Information Commissioner to open new UK inquiry into Google Wi-Fi data harvesting

In August, the Information Commissioner's Office cleared Google of a privacy breach because initial investigations showed only fragments of information had been collected.

But at the weekend, Google said further investigations by various national privacy bodies had revealed that in some cases, much more detailed data was harvested.

In a blog post, Alan Eustace, senior vice-president for engineering and research at Google said, "It's clear from those inspections that while most of the data is fragmentary, in some instances entire e-mails and URLs were captured, as well as passwords."

Google will delete this data as soon as possible, he said.

According to Eustace, Google is "mortified" by what happened, but confident that the appointment of a director of privacy, training on privacy for employees, and changes to internal compliance procedures will improve the firm's privacy and security practices.

Google has appointed privacy and secuirty exptert Alma Whitten as its director of privacy across both engineering and product management, he said.

"Her focus will be to ensure that we build effective privacy controls into our products and internal practices," Eustace wrote.
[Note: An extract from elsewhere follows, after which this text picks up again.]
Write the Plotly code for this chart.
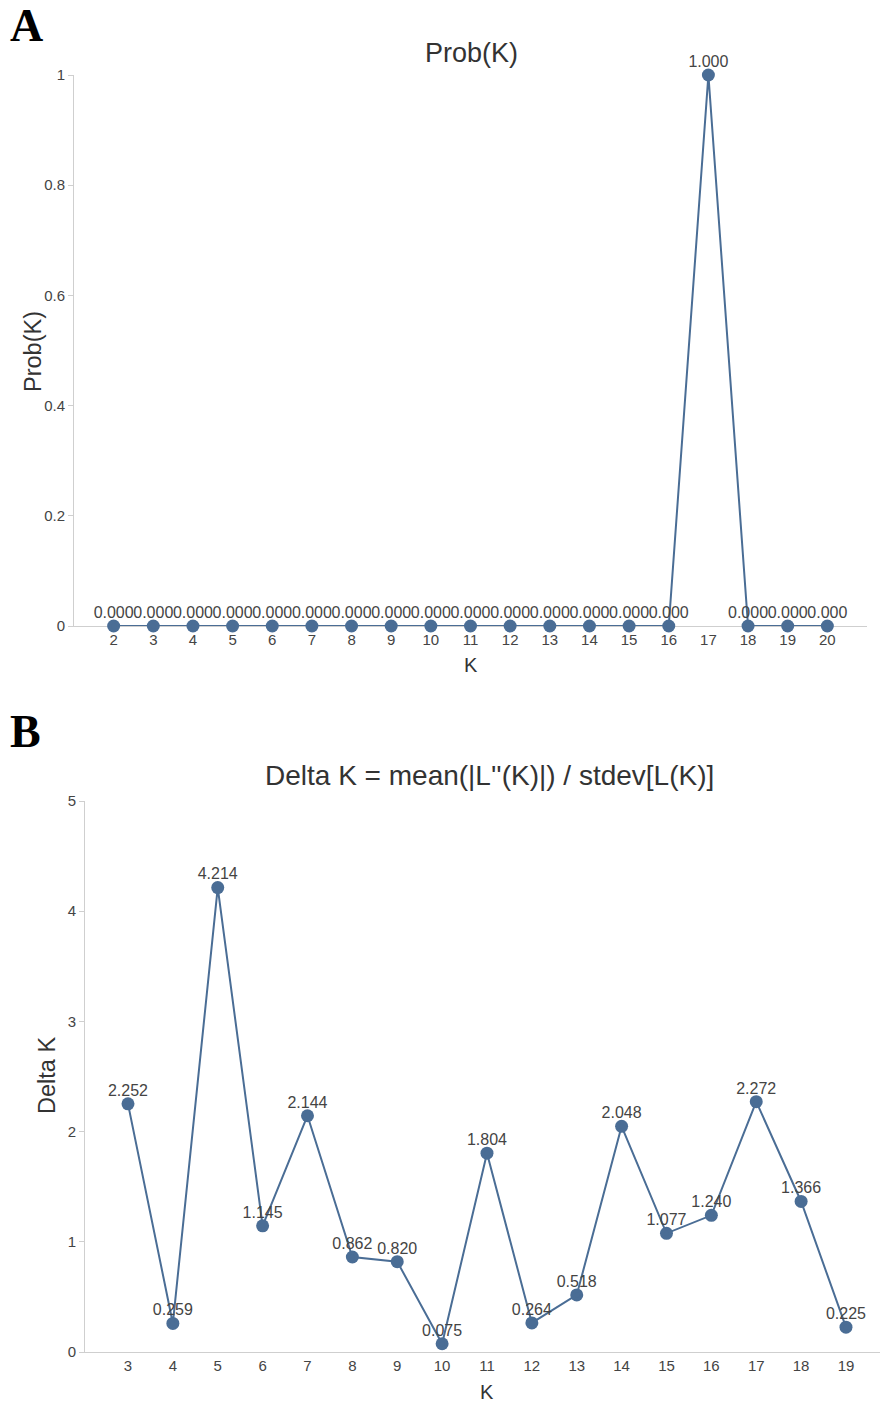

The Information Commissioner's Office has announced that it will ask Google if e-mails and passwords were collected in the UK, according to the Financial Times.

If it finds that Google did breach the Data Protection Act, the search company could be the first to face a fine of up to £500,000 for a serious breach of personal information.

Authorities in many more of the 30 countries where Street View cars operate have been investigating, making the case the most damaging privacy breach to hit Google, although the company has also been criticised over the Google Buzz social network service, which initially exposed user data by default.

In September, Google agreed to pay $8.5m (£5.4m) to settle a private class-action lawsuit that alleged its Buzz social networking service violated users' privacy.